Por cierto, sobre el Asistente Diego Hurtado de Mendoza, primer conde de la Corzana decir que propuso al valido del rey Felipe IV, el conde duque de Olivares, la construcción de un puente de piedra que uniese Sevilla y Triana, llegó a ofrecer una recompensa de 20,000 ducados de oro a quien descubriese y denunciase espías de naciones enemigas de España, ya que, como comentamos en otra ocasión, se creía que estos agentes extranjeros se estaban dedicando a esparcir la Peste por los territorios de la península, e incluso se atrevió a dar normas sobre las túnicas de los nazarenos.


 Sobra decir que en aquella “Roma triunfante en ánimo y grandeza” que fue la Sevilla del Siglo de Oro, la implantación aquellas severas normas apenas tuvo efecto en las casas de gula de calles como Tintores (actual Joaquín Guichot, donde continúa la actividad hostelera), Pajería (ahora, calle Zaragoza, junto al Compás de la Laguna o Molviedro, epicentro de la prostitución hispalense) o la Alhóndiga (no lejos de El Tremendo, ya se sabe), y que, como relataba Chaves Rey, no faltó algún dueño de este tipo de casas como uno llamado Román Vizcaíno (apellido muy tabernero, no hay duda) quien con aires de fanfarrón se vanagloriaba y jactaba ante todo aquel que quisiera escucharle, de hacer oídos sordos a tales ordenanzas y bandos alegando estar a salvo de toda sanción o castigo.

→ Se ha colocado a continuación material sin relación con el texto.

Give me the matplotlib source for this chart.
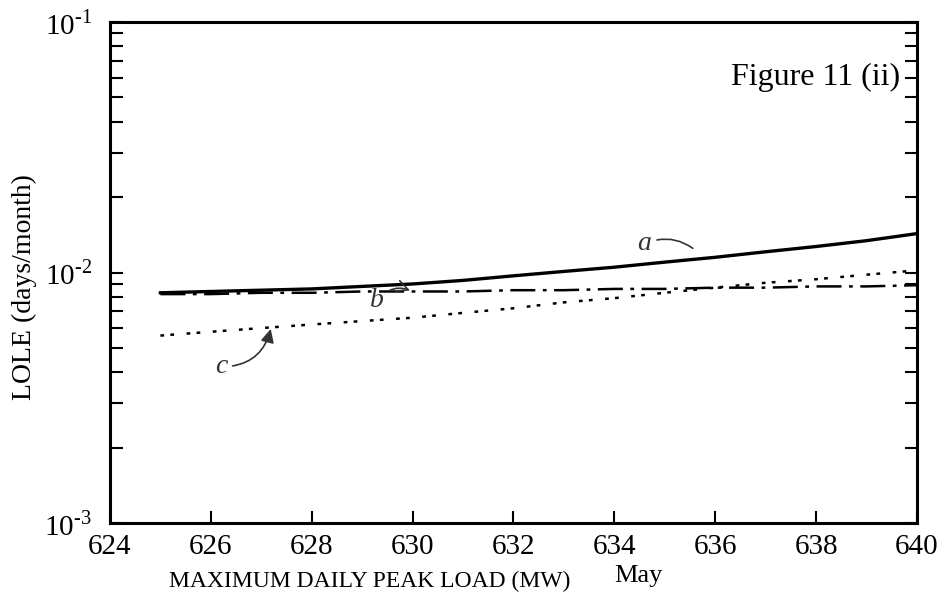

Con lo que no contaba Román era que una de esas noches en las que la animación y jolgorio en su local eran tan ruidosos como abundantes, ya fuera del horario de cierre, todo hay que decirlo, el mismísimo Asistente con sus alguaciles a la zaga llamó a sus puertas con furia y con la indudable intención de constatar las irregularidades y desacatos y dar oportuno castigo. Maese Vizcaíno, siempre zalamero con los poderosos y lisonjero con las autoridades, le salió al paso con sus mejores excusas y palabras, intentando quitar hierro al asunto y subsanar el entuerto, más he aquí que Don Diego el Asistente contempló asombrado y boquiabierto cómo dos de los clientes que más disfrutaban de manjares, vinos y excelente compañía femenina eran, ni más ni menos, que ¡Dos de los caballeros Jurados que más le habían insistido en proponer normas para las casas de gula!.

Ignoramos cómo terminó la tragicómica escena, digna de comedia de Lope de Rueda o Mateo Alemán, y si el bueno de Román Vizcaíno sufrió alguna represalia, pero lo cierto es que al año siguiente, 1630, los dos mismos Jurados firmaban un escrito en el que solicitaban con vehemencia al Asistente el cierre de todas las casas de gula por los excesos que en ellas se cometían, pero esa, esa ya es otra historia.